Au premier contact, D’Angelo, respectueusement surnommé «D» dans les cercles de la musique noire américaine, n’a rien d’une figure charismatique: il se rétracte souvent quand on lui parle, tête baissée, s’exprime avec un accent traînant de Virginien, dans un patois intime dur à décrypter. Son look «country» ne varie pas, jean flottant et tee-shirt serré sur une musculature soignée de mi-lourd, il paraît sur scène plus timide qu’intimidant. Son impact sur l’époque n’en est pas moins impressionnant.
Révolutionnaire
En cinq ans, on a déjà présenté D’Angelo comme l’inspirateur de deux révolutions musicales. A l’automne 1995, quand sortait son premier album Brown Sugar et que les New-Yorkais en venaient littéralement aux mains pour assister à son premier show, il était promu leader d’un mouvement «néo-soul» (nu soul).

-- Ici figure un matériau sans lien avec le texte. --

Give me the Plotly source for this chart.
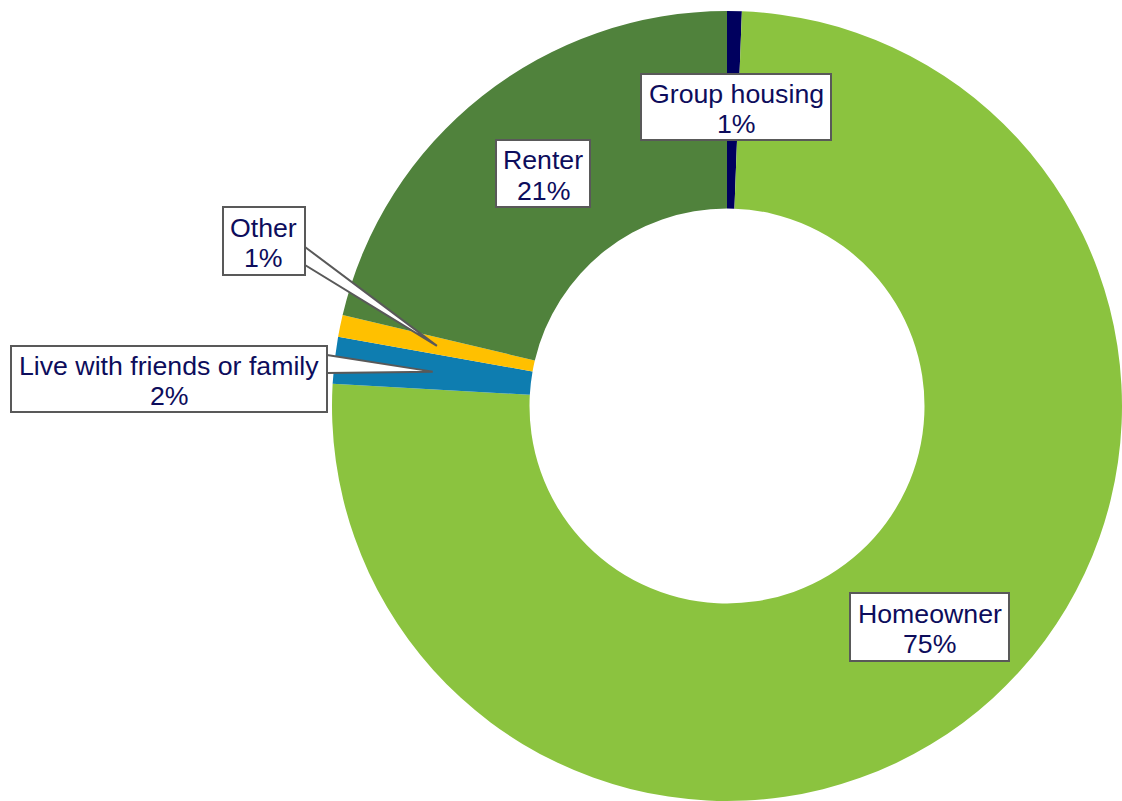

Cette semaine, alors que paraît son deuxième album, Voodoo, annoncé et repoussé près de vingt fois en plus d’un an, le voilà, selon le New York Times, à la pointe du renouveau «black pop».
Aujourd’hui comme en 1995, sa musique s’affranchit des formats en vogue, au point de donner des cauchemars aux producteurs qui l’ont laissé chercher sa voie en studio pendant près de trois ans. Pour les radios, les morceaux sont trop longs (six à sept minutes en moyenne); trop lents et flottants, leurs contours jazzy-blues diffus vont à l’encontre des standards calibrés du rhythm’n blues actuel qui recycle en boucle les dernières tendances de la musique électronique.